Partly as a result of this experience, I am deeply suspicious when the proponents of any policy dodge requests for cost-benefit analysis.  I know cost-benefit analysis isn’t everything.  But if I request estimates of net benefits, and you respond with methodological scolding, I hold it against you.  Indeed, I summarily reduce my estimate of the net benefits of your policy proposal.  After all, if cost-benefit analysis were on your side, you’d probably answer my question instead of questioning my question.  Case in point: I asked Yoram Bauman, author of The Cartoon Introduction to Climate Change, to “review the point estimates and confidence intervals” for cost-benefit studies of global warming.  Instead of satisfying my curiosity, he alluded to four methodological problems with cost-benefit analysis.  This heightened my suspicion that cost-benefit analysis views climate inaction much more favorably than mainstream thinkers allow.

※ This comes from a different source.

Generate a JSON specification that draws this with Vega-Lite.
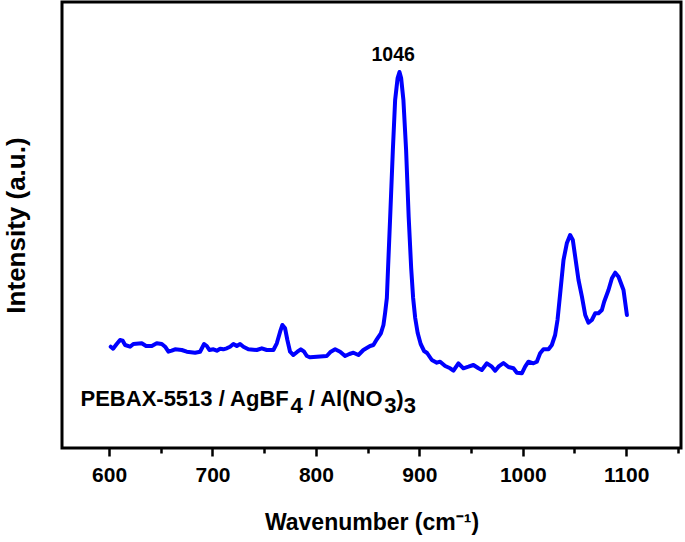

In sharp contrast, Ron Bailey’s new The End of Doom: Environmental Renewal in the Twenty-first Century, gave me just what I wanted: A readable summary of cost-benefit estimates.  Highlights from the section on “How Much Will Global Warming Cost?”:

The IPCC reports offer cost estimates for both adaptation and mitigation.  The 2014 Adaptation report reckons, assuming that the world takes no steps to deal with climate change, that “global annual economic losses for additional temperature increases of around 2°C are between 0.2 and 2.0 percent of income.”  The report adds, “Losses are more likely than not to be greater, rather than smaller, than this range.”

In a 2010 Proceedings of the National Academy of Sciences article, Yale economist William Nordhaus assumed that humanity does nothing to cut greenhouse gas emissions.  Nordhaus uses an integrated assessment model that combines the scientific and socioeconomic aspects of climate change to assess policy options for climate change control.  His RICE-2010 integrated assessment model found that “of the estimated damages in the uncontrolled (baseline) case, those damages in 2095 are $12 trillion, or 2.8% of global output, for a global temperature increase of 3.4° above 1900 levels.”  

Followup work:

In his 2013 book The Climate Casino… Nordhaus notes that a survey of studies that try to estimate the aggregated damages that climate change might inflict at 2.5° comes in at an average of about 1.5 percent of global output.  The highest climate damage estimate Nordhaus cites is a 5 percent reduction in income.  The much criticized 2006 Stern Review: The Economics of Climate Change suggested that the business-as-usual path of economic growth and greenhouse gas emissions could even reduce future incomes by as a much as 20 percent.

[…]

The IPCC Mitigation report notes that the optimal scenario that it sketches out for keeping greenhouse gas concentrations below 450 ppm would cut future incomes by 2100 by between 3 and 11 percent… [P]rojected IPCC income losses that would result from doing nothing to adapt to climate change appear to be roughly comparable to the losses in income that would occur following efforts to slow climate change.  In other words, it appears that doing nothing about climate change now will cost future generations about the same as doing something now.

Is Bailey’s literature review accurate?  If not, please name an equally responsive but higher-quality review.